L’arrestation de l’écrivain Boualem Sansal, figure intellectuelle critique du régime d’Alger, suscite un tollé en France. Les autorités algériennes le soupçonnent d’atteinte à la sécurité nationale, une accusation dont la justification repose en grande partie sur un dîner privé qu’il aurait partagé avec Xavier Driencourt, ancien ambassadeur de France en Algérie.
Selon les éléments avancés par Abdelmadjid Tebboune qui s’est confié au journal L’Opinion, ce dîner, intervenu «juste avant son départ à Alger», aurait été l’occasion pour M. Sansal de s’entretenir avec une personnalité diplomatique considérée comme proche de cercles influents à Paris, notamment du ministre de l’intérieur Bruno Retailleau, connu pour ses positions critiques à l’égard du régime algérien. Le président Abdelmadjid Tebboune, tout en évitant d’évoquer directement les charges pesant sur l’écrivain, a laissé entendre que cette rencontre pourrait ne pas être fortuite. «Ce n’est pas un problème algérien, c’est un problème pour ceux qui l’ont créé», a-t-il déclaré, suggérant que M. Sansal serait l’instrument d’une manœuvre extérieure.

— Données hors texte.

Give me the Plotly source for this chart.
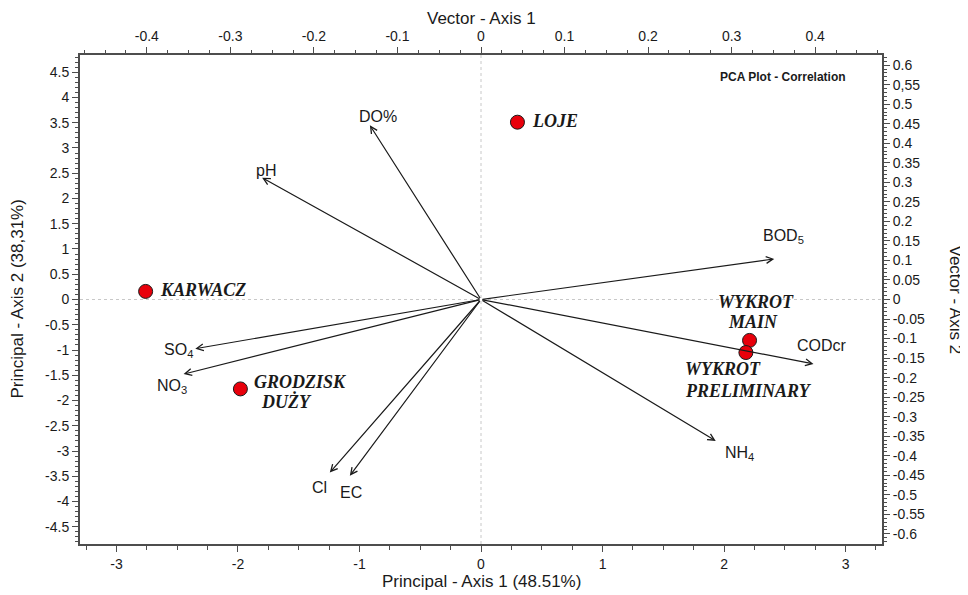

L’arrestation de l’auteur de 2084 et du Serment des barbares intervient dans un contexte où Alger durcit sa position à l’égard des binationaux et des personnalités perçues comme proches des sphères d’influence occidentales. Si d’autres cas de franco-algériens inquiétés par la justice locale ont déjà été recensés, la rapidité et la sévérité des mesures contre M. Sansal a étonné. Son acquisition récente de la nationalité française – il n’est officiellement devenu citoyen que depuis cinq mois – pourrait-elle avoir été perçue comme un geste de défiance par Alger ?
À Paris, l’affaire prend une tournure diplomatique. Emmanuel Macron a dénoncé une Algérie «qui entre dans une histoire qui la déshonore», tandis que plusieurs intellectuels et figures politiques réclament une intervention officielle des autorités françaises. La mobilisation en faveur de Sansal contraste avec le sort d’autres binationaux détenus en Algérie, dont les cas n’ont pas suscité un même niveau d’indignation.
Du côté algérien, le discours officiel reste marqué par une ligne défensive qui sombre dans le déni. Si aucun détail précis n’a été livré sur la nature des accusations portées contre Sansal, le pouvoir affirme que «la justice suivra son cours.» Une déclaration qui, dans un pays où le pouvoir judiciaire est souvent perçu comme inféodé à l’exécutif, ne dissipe guère les inquiétudes des défenseurs des droits humains.